REQUIRED TASK:
Your output is the lines from the first one to the one containing "X_TICKS = [0, 5, 10, 15, 20]", repeated exactly, with images left out.
---------------
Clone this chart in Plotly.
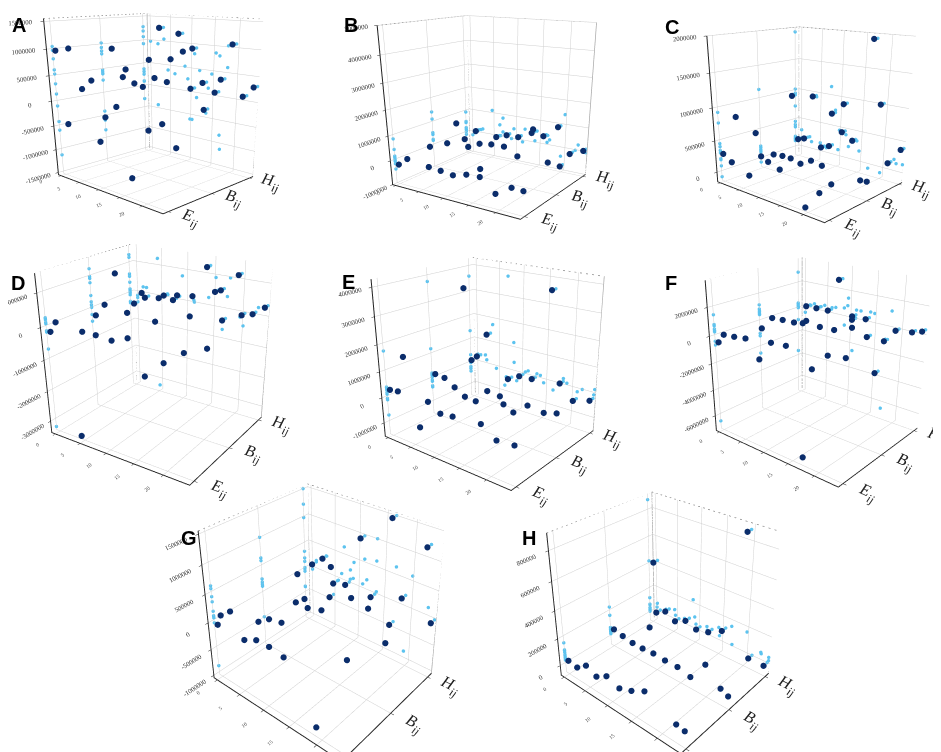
import math
import plotly.graph_objects as go

# ---------------- shared axis content ----------------
CAT_LABELS = ['<i>E</i><sub><i>ij</i></sub>', '<i>B</i><sub><i>ij</i></sub>', '<i>H</i><sub><i>ij</i></sub>']
CAT_POS = [0, 1, 2]
Y_RANGE = [-0.11, 2.11]
X_RANGE = [-0.75, 24.25]
X_TICKS = [0, 5, 10, 15, 20]

# ---------------- panel A ----------------
A_E_x = [0, 3.4, 6.1, 8.5, 16.2, 1.8, 11.3, 13.9, 9.8, 16.8, 17.9]
A_E_z = [970000, 1040000, 330000, 520000, 810000, -430000, -110000, 130000, -610000, -1140000, 600000]
A_B_x = [1.9, 4.4, 9.2, 10.3, 10.7, 15.4, 17.9, 11.9, 14.6, 13.5, 16.6]
A_B_z = [930000, 390000, 260000, -610000, 800000, 860000, 1020000, 470000, 430000, -410000, -830000]
A_H_x = [3.3, 7.9, 11.1, 10.8, 13.5, 13.9, 16.2, 17.4, 19.5, 22.0, 24.0]
A_H_z = [1280000, 1190000, 920000, 90000, 250000, -310000, 90000, 370000, 1070000, 100000, 310000]
A_Z_RANGE = [-1550000, 1550000]
A_Z_TICKS = [-1500000, -1000000, -500000, 0, 500000, 1000000, 1500000]

# ---------------- panel B ----------------
B_E_x = [0, 2.0, 6.5, 7.0, 8.9, 11.3, 13.9, 16.5, 16.4, 19.2, 22.0, 24.0]
B_E_z = [-190000, 130000, 10000, 830000, -30000, -90000, 60000, 400000, 90000, -410000, -30000, -50000]
B_B_x = [2.4, 4.6, 6.3, 7.0, 9.4, 11.8, 14.3, 16.9, 19.7, 22.5]
B_B_z = [170000, 1100000, 500000, 200000, 430000, 500000, 510000, 220000, 1400000, 220000]
B_H_x = [1.5, 6.2, 8.5, 11.0, 13.8, 16.2, 19.0, 19.7, 21.5, 24.0]
B_H_z = [100000, 0, 170000, 180000, 470000, 420000, 910000, -770000, -140000, 100000]
B_Z_RANGE = [-1000000, 5000000]
B_Z_TICKS = [-1000000, 0, 1000000, 2000000, 3000000, 4000000, 5000000]

# ---------------- panel C ----------------
C_E_x = [0, 2.2, 3.9, 6.6, 8.6, 9.7, 11.3, 13.9, 22.2, 19.4]
C_E_z = [290000, 200000, 920000, 80000, 760000, 440000, 390000, 330000, 180000, -100000]
C_B_x = [2.7, 5.0, 7.1, 7.5, 9.5, 12.0, 14.5, 16.7, 22.7, 24.0]
C_B_z = [120000, 140000, 140000, 1130000, 100000, 200000, 170000, -80000, 120000, 130000]
C_H_x = [0, 1.6, 3.8, 6.1, 8.1, 8.6, 11.1, 11.3, 13.6, 17.1, 19.3, 21.6, 24.0]
C_H_z = [140000, 180000, 940000, 100000, 160000, 720000, 450000, 910000, 350000, 1930000, 1010000, 130000, 390000]
C_Z_RANGE = [-160000, 2000000]
C_Z_TICKS = [0, 500000, 1000000, 1500000, 2000000]

# ---------------- panel D ----------------
D_E_x = [0, 1.2, 4.4, 6.1, 8.5, 11.2, 13.9, 16.5, 19.5, 22.5]
D_E_z = [-160000, 170000, -3290000, 90000, 90000, 50000, 230000, -720000, -200000, 210000]
D_B_x = [0, 1.9, 4.2, 6.2, 9.0, 11.3, 15.1, 17.2, 17.6, 20.1]
D_B_z = [-240000, 170000, 1200000, 70000, 770000, -10000, 900000, 370000, 960000, -460000]
D_H_x = [0, 2.3, 5.1, 6.1, 7.9, 14.1, 15.6, 16.6, 17.0, 19.5, 20.3, 22.1, 24.0]
D_H_z = [-390000, -110000, -30000, 90000, 0, 1240000, 520000, 600000, -340000, 1150000, -50000, 50000, 320000]
D_Z_RANGE = [-3400000, 1550000]
D_Z_TICKS = [-3000000, -2000000, -1000000, 0, 1000000]

# ---------------- panel E ----------------
E_E_x = [0, 1.8, 3.5, 6.2, 8.2, 10.6, 13.0, 18.2, 20.9, 23.9]
E_E_z = [280000, 330000, 1710000, -770000, 340000, 60000, 120000, 220000, -160000, -100000]
E_B_x = [0, 2.1, 4.3, 6.5, 6.8, 8.1, 8.8, 11.2, 13.7, 14.4, 16.3, 18.9, 21.8, 24.0]
E_B_z = [170000, 130000, -130000, -380000, 3760000, 1170000, -420000, 140000, 90000, -180000, -370000, 70000, -10000, 120000]
E_H_x = [0.7, 3.0, 7.7, 10.1, 12.7, 16.1, 18.2, 20.8, 23.8]
E_H_z = [280000, 1330000, -330000, -70000, -40000, 3580000, 100000, -450000, -250000]
E_Z_RANGE = [-1550000, 4270000]
E_Z_TICKS = [-1000000, 0, 1000000, 2000000, 3000000, 4000000]

# ---------------- panel F ----------------
F_E_x = [0, 1.3, 3.6, 6.0, 8.7, 9.4, 11.1, 13.9, 16.9]
F_E_z = [-470000, 200000, 280000, 400000, -740000, 1400000, 630000, 720000, -6600000]
F_B_x = [2.1, 4.4, 6.8, 8.6, 9.3, 10.5, 12.0, 13.6, 14.7, 17.0, 17.9]
F_B_z = [390000, 450000, 480000, 590000, 820000, -2600000, 640000, -1240000, 680000, -1040000, 1130000]
F_H_x = [1.1, 3.4, 5.9, 8.1, 11.0, 11.0, 13.7, 14.1, 16.0, 17.4, 19.4, 22.3, 24.0]
F_H_z = [220000, 250000, 270000, 2760000, 260000, 0, 280000, -1030000, -3650000, -1020000, -50000, 110000, 330000]
F_Z_RANGE = [-7200000, 3800000]
F_Z_TICKS = [-6000000, -4000000, -2000000, 0, 2000000]

# ---------------- panel G ----------------
G_E_x = [0, 0.9, 3.1, 5.7, 8.2, 8.9, 10.7, 11.0, 13.3, 13.4, 19.0]
G_E_z = [-60000, 150000, 320000, -60000, 60000, 410000, 70000, 550000, 600000, 30000, -880000]
G_B_x = [6.4, 6.9, 8.2, 8.8, 11.5, 13.3, 16.3, 16.9, 19.8, 22.8]
G_B_z = [100000, 630000, 240000, 100000, 180000, 1000000, -500000, 630000, 580000, 140000]
G_H_x = [0.9, 3.2, 4.7, 5.5, 8.0, 10.9, 13.1, 16.5, 16.8, 18.8, 22.5, 24.0]
G_H_z = [120000, 320000, -390000, -80000, -5000, 970000, -30000, 1500000, -400000, 190000, 1220000, -30000]
G_Z_RANGE = [-1050000, 1550000]
G_Z_TICKS = [-1000000, -500000, 0, 500000, 1000000, 1500000]

# ---------------- panel H ----------------
H_E_x = [0, 2.1, 4.3, 6.6, 8.9, 11.6, 14.1, 16.7, 22.5, 24.0]
H_E_z = [27000, 17000, 75000, 40000, 90000, 59000, 95000, 148000, 53000, 43000]
H_B_x = [0.1, 2.2, 4.5, 6.8, 8.5, 9.2, 11.7, 14.3, 16.9, 19.7, 22.6, 24.0]
H_B_z = [60000, 44000, 31000, 30000, 221000, 37000, 31000, 33000, 10000, 157000, 44000, 18000]
H_H_x = [0.3, 0.8, 3.0, 5.3, 7.7, 10.1, 12.7, 15.5, 19.4, 20.9, 23.8]
H_H_z = [412000, 14000, 59000, 16000, 60000, 31000, 55000, 114000, 868000, 0, 0]
H_Z_RANGE = [-74000, 910000]
H_Z_TICKS = [0, 200000, 400000, 600000, 800000]

PANELS = [
    ('A', [(A_E_x, A_E_z), (A_B_x, A_B_z), (A_H_x, A_H_z)], A_Z_RANGE, A_Z_TICKS),
    ('B', [(B_E_x, B_E_z), (B_B_x, B_B_z), (B_H_x, B_H_z)], B_Z_RANGE, B_Z_TICKS),
    ('C', [(C_E_x, C_E_z), (C_B_x, C_B_z), (C_H_x, C_H_z)], C_Z_RANGE, C_Z_TICKS),
    ('D', [(D_E_x, D_E_z), (D_B_x, D_B_z), (D_H_x, D_H_z)], D_Z_RANGE, D_Z_TICKS),
    ('E', [(E_E_x, E_E_z), (E_B_x, E_B_z), (E_H_x, E_H_z)], E_Z_RANGE, E_Z_TICKS),
    ('F', [(F_E_x, F_E_z), (F_B_x, F_B_z), (F_H_x, F_H_z)], F_Z_RANGE, F_Z_TICKS),
    ('G', [(G_E_x, G_E_z), (G_B_x, G_B_z), (G_H_x, G_H_z)], G_Z_RANGE, G_Z_TICKS),
    ('H', [(H_E_x, H_E_z), (H_B_x, H_B_z), (H_H_x, H_H_z)], H_Z_RANGE, H_Z_TICKS),
]

# ---------------- layout / style (pixels of a 941x752 page) ----------------
W, H = 941, 752
BOX_CENTER = {'A': (157, 117), 'B': (494, 122), 'C': (815, 130),
              'D': (161, 372), 'E': (493, 380), 'F': (823, 380),
              'G': (326, 634), 'H': (668, 634)}
BOX_SCALE = {'A': 0.94, 'B': 0.94, 'C': 0.89, 'D': 1.02, 'E': 1.0, 'F': 0.97, 'G': 1.05, 'H': 1.0}
VIEW = {'A': (-47, 24.6), 'B': (-57, 26.0), 'C': (-48, 25.4), 'D': (-57, 25.5),
        'E': (-52, 23.0), 'F': (-50, 24.5), 'G': (-50.4, 25.0), 'H': (-49.5, 24.0)}
LETTER_POS = {'A': (2, 4), 'B': (334, 4), 'C': (655, 6), 'D': (1, 262),
              'E': (332, 261), 'F': (655, 262), 'G': (171, 517), 'H': (512, 517)}
ASPECT = dict(x=1.0, y=0.88, z=1.0)
DOM_HALF_W = 175
DOM_HGT = 465                 # base scene height; scaled per panel
EYE_R = 3.4
K_PX = 1.275                  # screen px per scene unit = K_PX * domain height / eye distance
BIAS = (-12, -30)

NAVY = '#0b2d6b'
LIGHT = '#5cc3ef'
FRAME = '#8a8a8a'

fig = go.Figure()
layout_scenes = {}
annotations = []

for i, (name, cats, zr, zt) in enumerate(PANELS):
    scene_id = 'scene' if i == 0 else f'scene{i + 1}'
    px, py, pz = [], [], []
    for ci, (xs, zs) in enumerate(cats):
        for xv, zv in zip(xs, zs):
            px += [X_RANGE[0], xv]
            py += [CAT_POS[ci], Y_RANGE[1]]
            pz += [zv, zv]
    fig.add_trace(go.Scatter3d(x=px, y=py, z=pz, mode='markers', scene=scene_id,
                               marker=dict(size=2.0, color=LIGHT, line=dict(width=0)),
                               showlegend=False, hoverinfo='skip'))
    dx, dy, dz = [], [], []
    for ci, (xs, zs) in enumerate(cats):
        dx += list(xs)
        dy += [CAT_POS[ci]] * len(xs)
        dz += list(zs)
    fig.add_trace(go.Scatter3d(x=dx, y=dy, z=dz, mode='markers', scene=scene_id,
                               marker=dict(size=3.6, color=NAVY, line=dict(width=0)),
                               showlegend=False))
    x0, x1 = X_RANGE
    y0, y1 = Y_RANGE
    z0, z1 = zr
    fig.add_trace(go.Scatter3d(
        x=[x0, x0, x1], y=[y0, y1, y1], z=[z1, z1, z1],
        mode='lines', scene=scene_id, line=dict(color=FRAME, width=1.5, dash='dash'),
        showlegend=False, hoverinfo='skip'))
    fig.add_trace(go.Scatter3d(
        x=[x0, x0, None, x1, x1], y=[y1, y1, None, y1, y1], z=[z0, z1, None, z1, z0],
        mode='lines', scene=scene_id, line=dict(color='#aaaaaa', width=1.5),
        showlegend=False, hoverinfo='skip'))

    cx, cy = BOX_CENTER[name]
    dom_h = DOM_HGT * BOX_SCALE[name]
    left, right = max(0, cx - DOM_HALF_W), min(W, cx + DOM_HALF_W)
    top = min(max(0, cy - dom_h / 2), H - dom_h)
    bottom = top + dom_h
    xd = [left / W, right / W]
    yd = [max(0, 1 - bottom / H), min(1, 1 - top / H)]
    s = K_PX * dom_h / EYE_R
    sx = (cx + BIAS[0]) - (left + right) / 2
    sy = (cy + BIAS[1]) - (top + bottom) / 2

    az, el = VIEW[name]
    a, e = math.radians(az), math.radians(el)
    rv = (-math.sin(a), math.cos(a), 0.0)
    uv = (-math.cos(a) * math.sin(e), -math.sin(a) * math.sin(e), math.cos(e))
    t = [(-sx * rv[k] + sy * uv[k]) / s for k in range(3)]
    eye = dict(x=EYE_R * math.cos(e) * math.cos(a) + t[0],
               y=EYE_R * math.cos(e) * math.sin(a) + t[1],
               z=EYE_R * math.sin(e) + t[2])
    center = dict(x=t[0], y=t[1], z=t[2])
    common = dict(showbackground=False, gridcolor='#cfcfcf', gridwidth=1, showline=True,
                  linecolor='#222222', linewidth=2, zeroline=False, showspikes=False,
                  title=dict(text=''), ticks='outside', ticklen=3, tickcolor='#222222')
    layout_scenes[scene_id] = dict(
        domain=dict(x=xd, y=yd),
        aspectmode='manual',
        aspectratio=ASPECT,
        camera=dict(eye=eye, up=dict(x=0, y=0, z=1), center=center),
        xaxis=dict(common, range=X_RANGE, tickvals=X_TICKS, ticktext=[str(v) for v in X_TICKS],
                   tickfont=dict(family='Liberation Serif', size=8, color='#444')),
        yaxis=dict(common, range=Y_RANGE, tickvals=CAT_POS, ticktext=CAT_LABELS,
                   tickfont=dict(family='Liberation Serif', size=14, color='#222')),
        zaxis=dict(common, range=zr, tickvals=zt, ticktext=[str(v) for v in zt],
                   tickfont=dict(family='Liberation Serif', size=9, color='#333')),
        bgcolor='rgba(0,0,0,0)',
    )
    lx, ly = LETTER_POS[name]
    annotations.append(dict(text=f'<b>{name}</b>', x=lx / W, y=1 - ly / H, xref='paper', yref='paper',
                            xanchor='left', yanchor='top', showarrow=False,
                            font=dict(family='Liberation Sans', size=20, color='#000')))

fig.update_layout(width=W, height=H, margin=dict(l=0, r=0, t=0, b=0),
                  paper_bgcolor='white', plot_bgcolor='white',
                  annotations=annotations, showlegend=False, **layout_scenes)
fig.write_html('out.html')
---------------
COMPLETED TASK:
Clone this chart in Plotly.
import math
import plotly.graph_objects as go

# ---------------- shared axis content ----------------
CAT_LABELS = ['<i>E</i><sub><i>ij</i></sub>', '<i>B</i><sub><i>ij</i></sub>', '<i>H</i><sub><i>ij</i></sub>']
CAT_POS = [0, 1, 2]
Y_RANGE = [-0.11, 2.11]
X_RANGE = [-0.75, 24.25]
X_TICKS = [0, 5, 10, 15, 20]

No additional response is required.